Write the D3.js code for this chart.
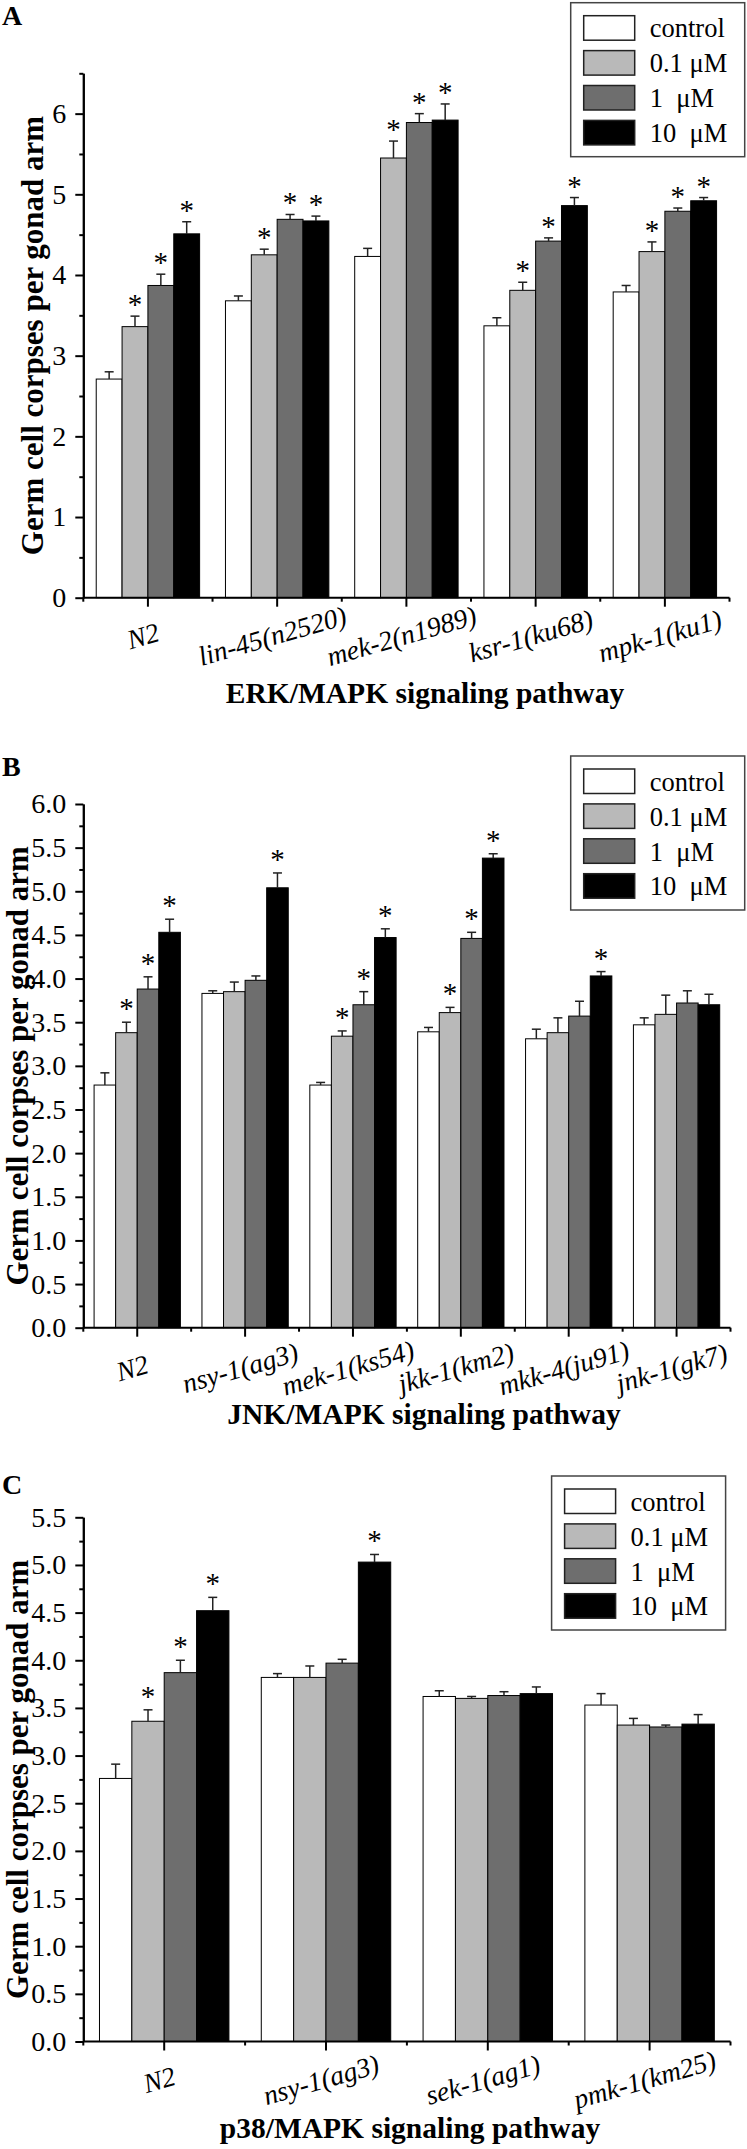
<!DOCTYPE html>
<html>
<head>
<meta charset="utf-8">
<script src="https://cdn.jsdelivr.net/npm/d3@7"></script>
<style>
  html, body { margin: 0; padding: 0; background: #fff; }
  svg { display: block; }
  text { font-family: "Liberation Serif", "Times New Roman", serif; fill: #000; }
</style>
</head>
<body>
<div id="chart"></div>
<script>
// ---------------- DATA ----------------
const legendLabels = ["control", "0.1 \u03bcM", "1  \u03bcM", "10  \u03bcM"];

// Panel A: ERK/MAPK
const categoriesA = ["N2", "lin-45(n2520)", "mek-2(n1989)", "ksr-1(ku68)", "mpk-1(ku1)"];
const controlA    = [2.71, 3.68, 4.23, 3.37, 3.79];
const dose01A     = [3.36, 4.25, 5.45, 3.81, 4.29];
const dose1A      = [3.87, 4.69, 5.89, 4.42, 4.79];
const dose10A     = [4.51, 4.67, 5.92, 4.86, 4.92];
const controlErrA = [0.09, 0.06, 0.10, 0.10, 0.08];
const dose01ErrA  = [0.13, 0.07, 0.21, 0.10, 0.12];
const dose1ErrA   = [0.14, 0.06, 0.11, 0.04, 0.04];
const dose10ErrA  = [0.15, 0.06, 0.20, 0.10, 0.04];
const sig01A = [1, 1, 1, 1, 1];
const sig1A  = [1, 1, 1, 1, 1];
const sig10A = [1, 1, 1, 1, 1];
const titleA = "ERK/MAPK signaling pathway";

// Panel B: JNK/MAPK
const categoriesB = ["N2", "nsy-1(ag3)", "mek-1(ks54)", "jkk-1(km2)", "mkk-4(ju91)", "jnk-1(gk7)"];
const controlB    = [2.78, 3.83, 2.78, 3.39, 3.31, 3.47];
const dose01B     = [3.38, 3.85, 3.34, 3.61, 3.38, 3.59];
const dose1B      = [3.88, 3.98, 3.70, 4.46, 3.57, 3.72];
const dose10B     = [4.53, 5.04, 4.47, 5.38, 4.03, 3.70];
const controlErrB = [0.14, 0.03, 0.03, 0.05, 0.11, 0.08];
const dose01ErrB  = [0.12, 0.11, 0.06, 0.06, 0.17, 0.22];
const dose1ErrB   = [0.14, 0.05, 0.15, 0.07, 0.17, 0.14];
const dose10ErrB  = [0.15, 0.17, 0.10, 0.05, 0.05, 0.12];
const sig01B = [1, 0, 1, 1, 0, 0];
const sig1B  = [1, 0, 1, 1, 0, 0];
const sig10B = [1, 1, 1, 1, 1, 0];
const titleB = "JNK/MAPK signaling pathway";

// Panel C: p38/MAPK
const categoriesC = ["N2", "nsy-1(ag3)", "sek-1(ag1)", "pmk-1(km25)"];
const controlC    = [2.76, 3.82, 3.62, 3.53];
const dose01C     = [3.36, 3.82, 3.60, 3.32];
const dose1C      = [3.87, 3.97, 3.63, 3.30];
const dose10C     = [4.52, 5.03, 3.65, 3.33];
const controlErrC = [0.15, 0.04, 0.06, 0.12];
const dose01ErrC  = [0.12, 0.12, 0.02, 0.07];
const dose1ErrC   = [0.13, 0.04, 0.04, 0.02];
const dose10ErrC  = [0.14, 0.08, 0.07, 0.10];
const sig01C = [1, 0, 0, 0];
const sig1C  = [1, 0, 0, 0];
const sig10C = [1, 1, 0, 0];
const titleC = "p38/MAPK signaling pathway";

const yTitle = "Germ cell corpses per gonad arm";
const panelLetters = ["A", "B", "C"];

// ---------------- STYLE ----------------
const fills = ["#ffffff", "#b9b9b9", "#6e6e6e", "#000000"];

const svg = d3.select("#chart").append("svg")
  .attr("width", 747).attr("height", 2149)
  .style("background", "#fff");

function drawPanel(cfg) {
  const g = svg.append("g");
  const n = cfg.cats.length;
  const x = d3.scaleBand().domain(d3.range(n)).range([cfg.x0, cfg.x1]).paddingInner(0).paddingOuter(0);
  const inner = d3.scaleBand().domain(d3.range(4))
    .range([x.bandwidth() * 0.1, x.bandwidth() * 0.9]).padding(0);
  const y = d3.scaleLinear().domain([0, cfg.yMax]).range([cfg.yZero, cfg.yTop]);

  const rows = [];
  for (let s = 0; s < 4; s++) {
    for (let i = 0; i < n; i++) {
      rows.push({ s, i, v: cfg.series[s][i], e: cfg.errs[s][i], sig: s > 0 ? cfg.sigs[s - 1][i] : 0 });
    }
  }

  // bars
  g.selectAll("rect.bar").data(rows).join("rect")
    .attr("class", "bar")
    .attr("x", d => x(d.i) + inner(d.s))
    .attr("width", inner.bandwidth())
    .attr("y", d => y(d.v))
    .attr("height", d => y(0) - y(d.v))
    .attr("fill", d => fills[d.s])
    .attr("stroke", "#000").attr("stroke-width", 1);

  // error bars (upper half)
  const cx = d => x(d.i) + inner(d.s) + inner.bandwidth() / 2;
  g.selectAll("line.err").data(rows).join("line")
    .attr("x1", cx).attr("x2", cx)
    .attr("y1", d => y(d.v)).attr("y2", d => y(d.v + d.e))
    .attr("stroke", "#222").attr("stroke-width", 1.5);
  g.selectAll("line.cap").data(rows).join("line")
    .attr("x1", d => cx(d) - 4.5).attr("x2", d => cx(d) + 4.5)
    .attr("y1", d => y(d.v + d.e)).attr("y2", d => y(d.v + d.e))
    .attr("stroke", "#222").attr("stroke-width", 1.5);

  // asterisks
  g.selectAll("text.star").data(rows.filter(d => d.sig)).join("text")
    .attr("x", cx)
    .attr("y", d => y(d.v + d.e) - cfg.starGap)
    .attr("text-anchor", "middle")
    .style("font-size", "29px")
    .text("*");

  // y axis
  const majors = d3.range(0, cfg.yMax + 1e-9, cfg.major);
  const minors = d3.range(0, cfg.yMax + 1e-9, cfg.minor).filter(v => Math.abs(v / cfg.major - Math.round(v / cfg.major)) > 1e-6);
  const yAxisMinor = g.append("g").attr("transform", `translate(${cfg.x0},0)`)
    .call(d3.axisLeft(y).tickValues(minors).tickSize(4).tickSizeOuter(0).tickFormat(""));
  const yAxis = g.append("g").attr("transform", `translate(${cfg.x0},0)`)
    .call(d3.axisLeft(y).tickValues(majors).tickSize(8).tickSizeOuter(0).tickPadding(9).tickFormat(cfg.fmt));
  [yAxis, yAxisMinor].forEach(a => {
    a.selectAll("path").attr("stroke", "#000").attr("stroke-width", 2);
    a.selectAll("line").attr("stroke", "#000").attr("stroke-width", 2);
  });
  yAxis.selectAll("text").style("font-size", cfg.tickFont + "px")
    .style("font-family", '"Liberation Serif", serif').attr("fill", "#000");

  // x axis line
  g.append("line").attr("x1", cfg.x0).attr("x2", cfg.x1)
    .attr("y1", y(0)).attr("y2", y(0))
    .attr("stroke", "#000").attr("stroke-width", 2);
  // center ticks
  g.selectAll("line.xt").data(d3.range(n)).join("line")
    .attr("x1", i => x(i) + x.bandwidth() / 2).attr("x2", i => x(i) + x.bandwidth() / 2)
    .attr("y1", y(0)).attr("y2", y(0) + 9)
    .attr("stroke", "#000").attr("stroke-width", 2);
  // boundary ticks
  g.selectAll("line.xb").data(d3.range(n + 1)).join("line")
    .attr("x1", i => cfg.x0 + i * x.step()).attr("x2", i => cfg.x0 + i * x.step())
    .attr("y1", y(0)).attr("y2", y(0) + 4)
    .attr("stroke", "#000").attr("stroke-width", 2);
  // category labels
  g.selectAll("text.cat").data(cfg.cats).join("text")
    .attr("transform", (d, i) => `translate(${x(i) + x.bandwidth() / 2 - 5},${y(0) + cfg.labelOff}) rotate(-16)`)
    .attr("text-anchor", "middle")
    .attr("dy", "0.35em")
    .style("font-size", "27.5px").style("font-style", "italic")
    .text(d => d);

  // x title
  g.append("text").attr("x", cfg.titleX).attr("y", cfg.titleY)
    .attr("text-anchor", "middle")
    .style("font-size", "29.5px").style("font-weight", "bold")
    .text(cfg.title);

  // y title
  g.append("text")
    .attr("transform", `translate(${cfg.yTitleX},${(y(0) + y(cfg.yMax)) / 2}) rotate(-90)`)
    .attr("text-anchor", "middle")
    .style("font-size", "31px").style("font-weight", "bold")
    .text(yTitle);

  // panel letter
  g.append("text").attr("x", 2).attr("y", cfg.letterY)
    .style("font-size", "28px").style("font-weight", "bold")
    .text(cfg.letter);

  // legend
  const lg = g.append("g").attr("transform", `translate(${cfg.legX},${cfg.legY})`);
  lg.append("rect").attr("x", 0).attr("y", 0).attr("width", 174).attr("height", 154)
    .attr("fill", "#fff").attr("stroke", "#444").attr("stroke-width", 1.5);
  const items = lg.selectAll("g.item").data(legendLabels).join("g")
    .attr("transform", (d, k) => `translate(13,${13 + k * 34.9})`);
  items.append("rect").attr("width", 51).attr("height", 24.5)
    .attr("fill", (d, k) => fills[k]).attr("stroke", "#222").attr("stroke-width", 1.5);
  items.append("text").attr("x", 66).attr("y", 12.5).attr("dy", "0.35em")
    .style("font-size", "26.5px").style("white-space", "pre")
    .attr("xml:space", "preserve")
    .text(d => d);
}

drawPanel({
  cats: categoriesA,
  series: [controlA, dose01A, dose1A, dose10A],
  errs: [controlErrA, dose01ErrA, dose1ErrA, dose10ErrA],
  sigs: [sig01A, sig1A, sig10A],
  x0: 83.3, x1: 729.5, yZero: 597.7, yTop: 73.3, yMax: 6.5,
  major: 1, minor: 0.5, fmt: d3.format("d"), tickFont: 28,
  starGap: 2, labelOff: 38,
  title: titleA, titleX: 425, titleY: 703,
  yTitleX: 43, letter: panelLetters[0], letterY: 25,
  legX: 570.7, legY: 2.7
});

drawPanel({
  cats: categoriesB,
  series: [controlB, dose01B, dose1B, dose10B],
  errs: [controlErrB, dose01ErrB, dose1ErrB, dose10ErrB],
  sigs: [sig01B, sig1B, sig10B],
  x0: 83.3, x1: 730.5, yZero: 1327.7, yTop: 804, yMax: 6.0,
  major: 0.5, minor: 0.25, fmt: d3.format(".1f"), tickFont: 28,
  starGap: 4, labelOff: 40,
  title: titleB, titleX: 424, titleY: 1424,
  yTitleX: 28, letter: panelLetters[1], letterY: 776,
  legX: 570.7, legY: 756
});

drawPanel({
  cats: categoriesC,
  series: [controlC, dose01C, dose1C, dose10C],
  errs: [controlErrC, dose01ErrC, dose1ErrC, dose10ErrC],
  sigs: [sig01C, sig1C, sig10C],
  x0: 83.3, x1: 730.5, yZero: 2041.5, yTop: 1517.3, yMax: 5.5,
  major: 0.5, minor: 0.25, fmt: d3.format(".1f"), tickFont: 28,
  starGap: 4, labelOff: 38,
  title: titleC, titleX: 410, titleY: 2138,
  yTitleX: 28, letter: panelLetters[2], letterY: 1494,
  legX: 551.6, legY: 1476
});
</script>
</body>
</html>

+-------+

Going through the data above, count the lines where the string "chart" appears, and answer with only that number.

3